Together We Rise is a 10-minute film shot in Delhi and Jaipur that captures the diversity of India’s people and their customs.

A still from the film

The Class XII student envisions an India without boundaries between people, “where difference isn’t a reason to divide, but a reason to come closer.”

“If divisions can spread through stories, so can hope,” said Zara, betraying maturity beyond her age.

“Young people can become authentic storytellers of empathy in their communities. This can shift the conversation from division to connection and remind us there is infinitely more that connects us than divides us. Before we are any race, religion, gender, or social class, we are humans,” she said in Calcutta.

Zara, in the film, tells the story of a Muslim man residing in South Delhi who rises to protest the demolition of a temple with help from a childhood friend who is a Hindu.

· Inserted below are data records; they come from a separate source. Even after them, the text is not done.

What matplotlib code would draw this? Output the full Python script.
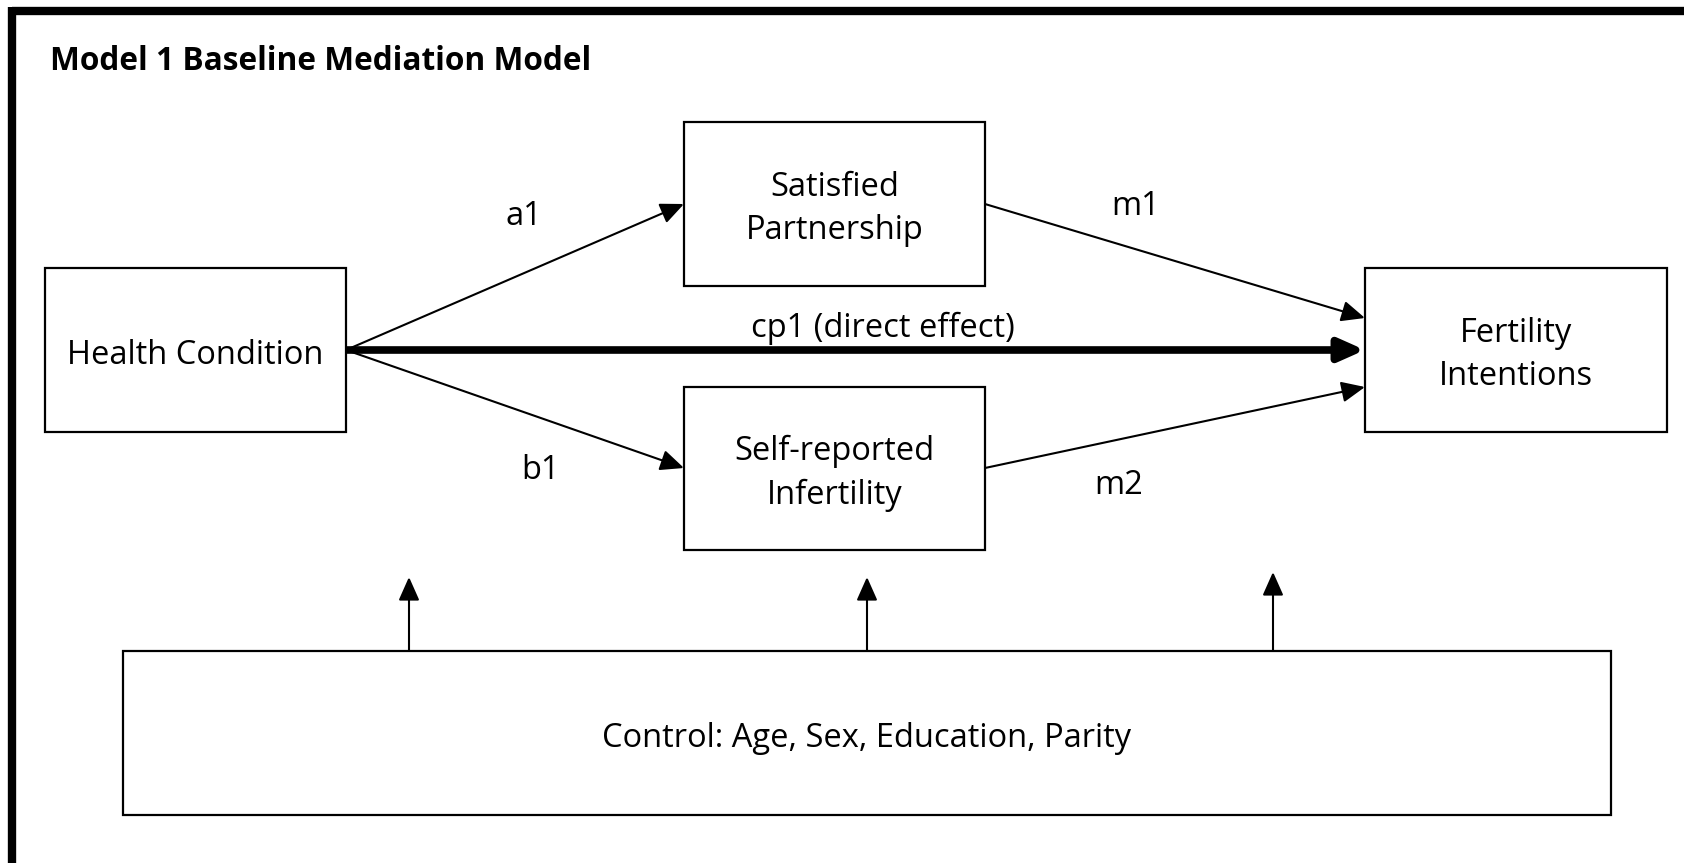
import matplotlib
matplotlib.use("Agg")
import matplotlib.pyplot as plt
from matplotlib.patches import Rectangle, FancyArrowPatch

plt.rcParams['font.family'] = ['Open Sans', 'DejaVu Sans']

# Boxes: label, (x0, y0, x1, y1) in pixel coords of the 1684x863 canvas
box_labels = ["Health Condition", "Satisfied\nPartnership", "Self-reported\nInfertility",
              "Fertility\nIntentions", "Control: Age, Sex, Education, Parity"]
box_coords = [(45, 268, 346, 432), (684, 122, 985, 286), (684, 387, 985, 550),
              (1365, 268, 1667, 432), (123, 651, 1611, 815)]

# Path arrows: start, end, label, label position
path_starts = [(346, 350), (346, 350), (985, 204), (985, 468)]
path_ends = [(684, 204), (684, 468), (1365, 318), (1365, 387)]
path_labels = ["a1", "b1", "m1", "m2"]
label_pos = [(524, 216), (540, 470), (1136, 206), (1119, 485)]

direct_start = (346, 350)
direct_end = (1365, 350)
direct_label = "cp1 (direct effect)"
direct_label_pos = (883, 328)

# Control arrows pointing up
control_x = [409, 867, 1273]
control_tip = [577, 577, 572]
control_base = 651

title = "Model 1 Baseline Mediation Model"

fig = plt.figure(figsize=(16.84, 8.63), dpi=100)
ax = fig.add_axes([0, 0, 1, 1])
ax.set_xlim(0, 1684)
ax.set_ylim(863, 0)
ax.axis('off')

# outer frame (top and left only visible)
ax.plot([12, 1684], [11, 11], color='black', lw=6, solid_capstyle='butt')
ax.plot([12, 12], [7, 863], color='black', lw=6, solid_capstyle='butt')

ax.text(50, 61, title, fontsize=22.8, fontweight='bold', ha='left', va='center')

for lab, (x0, y0, x1, y1) in zip(box_labels, box_coords):
    ax.add_patch(Rectangle((x0, y0), x1 - x0, y1 - y0, fill=False,
                           edgecolor='black', lw=1.6))
    ax.text((x0 + x1) / 2, (y0 + y1) / 2 + 5, lab, fontsize=23.5, ha='center',
            va='center', linespacing=1.42)

def arrow(p0, p1, lw=1.5, scale=16):
    ax.add_patch(FancyArrowPatch(p0, p1, arrowstyle='-|>,head_length=0.9,head_width=0.4',
                                 mutation_scale=scale, lw=lw, color='black',
                                 shrinkA=0, shrinkB=0, capstyle='butt'))

for s, e, lab, lp in zip(path_starts, path_ends, path_labels, label_pos):
    arrow(s, e)
    ax.text(lp[0], lp[1], lab, fontsize=23.5, ha='center', va='center')

arrow(direct_start, direct_end, lw=5.5, scale=17)
ax.text(direct_label_pos[0], direct_label_pos[1], direct_label, fontsize=23.5,
        ha='center', va='center')

for x, tip in zip(control_x, control_tip):
    arrow((x, control_base), (x, tip))

fig.savefig("out.png", dpi=100, facecolor='white')
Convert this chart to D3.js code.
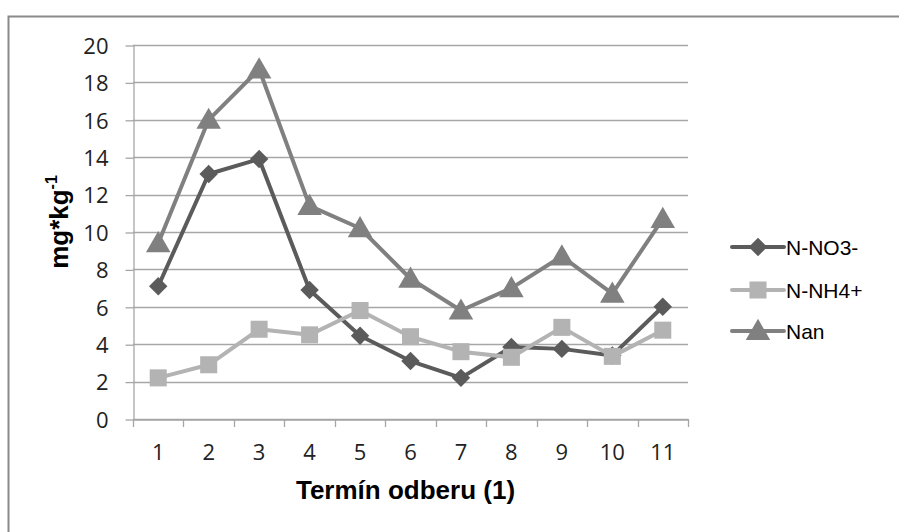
<!DOCTYPE html>
<html><head><meta charset="utf-8">
<script src="https://cdn.jsdelivr.net/npm/d3@7"></script>
<style>body{margin:0;background:#fff}svg{display:block}</style>
</head><body>
<svg id="c" width="899" height="532"></svg>
<script>
const categories = ["1","2","3","4","5","6","7","8","9","10","11"];
const no3 = [7.1, 13.1, 13.9, 6.9, 4.45, 3.1, 2.2, 3.85, 3.75, 3.4, 6.0];
const nh4 = [2.2, 2.9, 4.8, 4.5, 5.8, 4.4, 3.6, 3.3, 4.9, 3.35, 4.75];
const nan = [9.4, 16.0, 18.7, 11.4, 10.2, 7.5, 5.8, 7.0, 8.7, 6.7, 10.7];
const yTicks = [0,2,4,6,8,10,12,14,16,18,20];
const seriesNames = ["N-NO3-","N-NH4+","Nan"];
const seriesColors = ["#5b5b5b","#b3b3b3","#808080"];
const seriesShapes = [d3.symbolSquare, d3.symbolSquare, d3.symbolTriangle];
const seriesRot = [45, 0, 0];
const sizes = [170, 290, 260];

const svg = d3.select("#c");
svg.append("path").attr("d","M8.5,532 V16.5 H899").attr("fill","none").attr("stroke","#8a8a8a").attr("stroke-width",2);

const L=133, R=688, T=45, B=419;
const x = d3.scaleBand().domain(categories).range([L,R]);
const y = d3.scaleLinear().domain([0,20]).range([B,T]);
const tickFont = "Open Sans, sans-serif";

svg.append("g").selectAll("line").data(yTicks).join("line")
  .attr("x1",L).attr("x2",R).attr("y1",d=>Math.round(y(d))+0.5).attr("y2",d=>Math.round(y(d))+0.5)
  .attr("stroke","#a6a6a6").attr("stroke-width",1.3);

const ya = svg.append("g").attr("transform",`translate(${L+0.5},0.5)`)
  .call(d3.axisLeft(y).tickValues(yTicks).tickSize(8).tickPadding(17).tickSizeOuter(0));
ya.select(".domain").attr("stroke","#a6a6a6").attr("stroke-width",1.3);
ya.selectAll(".tick line").attr("stroke","#a6a6a6").attr("stroke-width",1.3);
ya.selectAll("text").attr("font-family",tickFont).attr("font-size",22).attr("fill","#222").attr("dy","0.35em");

const xa = svg.append("g").attr("transform",`translate(0,${B+0.5})`)
  .call(d3.axisBottom(x).tickSize(0).tickPadding(0).tickSizeOuter(0));
xa.select(".domain").attr("stroke","#a6a6a6").attr("stroke-width",1.3);
xa.selectAll("text").attr("font-family",tickFont).attr("font-size",22).attr("fill","#222")
  .attr("dy",null).attr("y",40);
const bounds = categories.map(c=>x(c)).concat([R]);
svg.append("g").selectAll("line").data(bounds).join("line")
  .attr("x1",d=>Math.round(d)+0.5).attr("x2",d=>Math.round(d)+0.5).attr("y1",B).attr("y2",B+8)
  .attr("stroke","#a6a6a6").attr("stroke-width",1.3);

svg.append("text").attr("x",(L+R)/2-5).attr("y",499).attr("text-anchor","middle")
  .attr("font-family","Liberation Sans, Arial, sans-serif").attr("font-weight","bold").attr("font-size",26)
  .attr("fill","#000").text("Termín odberu (1)");
const yt = svg.append("text").attr("transform","translate(68,222) rotate(-90)").attr("text-anchor","middle")
  .attr("font-family","Liberation Sans, Arial, sans-serif").attr("font-weight","bold").attr("font-size",26).attr("fill","#000");
yt.append("tspan").text("mg*kg");
yt.append("tspan").attr("dy",-11).attr("font-size",16).text("-1");

const allSeries = [no3, nh4, nan];
const cx = c => x(c) + x.bandwidth()/2;
const line = d3.line().x((d,i)=>cx(categories[i])).y(d=>y(d));
[0,1,2].forEach(k=>{
  const g = svg.append("g");
  g.append("path").attr("d",line(allSeries[k])).attr("fill","none")
    .attr("stroke",seriesColors[k]).attr("stroke-width",4).attr("stroke-linejoin","round");
  g.selectAll("path.m").data(allSeries[k]).join("path").attr("class","m")
    .attr("transform",(d,i)=>`translate(${cx(categories[i])},${y(d) + (k===2?2:0)}) rotate(${seriesRot[k]})`)
    .attr("d",d3.symbol().type(seriesShapes[k]).size(sizes[k])).attr("fill",seriesColors[k]);
});

const ly = [247, 290, 331];
seriesNames.forEach((n,k)=>{
  const g = svg.append("g").attr("transform",`translate(0,${ly[k]})`);
  g.append("line").attr("x1",732).attr("x2",784).attr("y1",0).attr("y2",0)
    .attr("stroke",seriesColors[k]).attr("stroke-width",4).attr("stroke-linecap","round");
  g.append("path").attr("transform",`translate(758,${k===2?2:0}) rotate(${seriesRot[k]})`)
    .attr("d",d3.symbol().type(seriesShapes[k]).size(sizes[k])).attr("fill",seriesColors[k]);
  g.append("text").attr("x",786).attr("y",0).attr("dy","0.36em")
    .attr("font-family","Liberation Sans, Arial, sans-serif").attr("font-size",21).attr("fill","#000").text(n);
});
</script>
</body></html>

Such stories of hope abound in many neighbourhoods in the country, in its lanes and bylanes, where people remain quiet rather than making a hullabaloo.

Together We Rise is not just a film but a movement, and the banner under which the Grade XII girl is doing her work and creating peace ambassadors.

“We have designed school workshops where students share their inclusion stories.... To scale impact, we have launched a youth ambassador programme and trained ambassadors to lead kindness workshops in their communities,” she said.

There are 6,000 students between the ages of 13 and 17, not just learning about empathy, but practising and spreading the message and turning isolated acts of kindness into a movement.

Her aim, she says in the film, is to build a student-led movement that transforms polarisation into empathy.

The film screening and a panel discussion were organised by Faces (Friends of Alumni/Alumnae of Colleges, Educational Institutes and Schools).

“Films like these need to be highlighted and brought to the public eye. If we see what is happening around the world, we must have global ambassadors of peace, where work that is being done is more deep-rooted and not on the surface,” said Imran Zaki, president, Faces.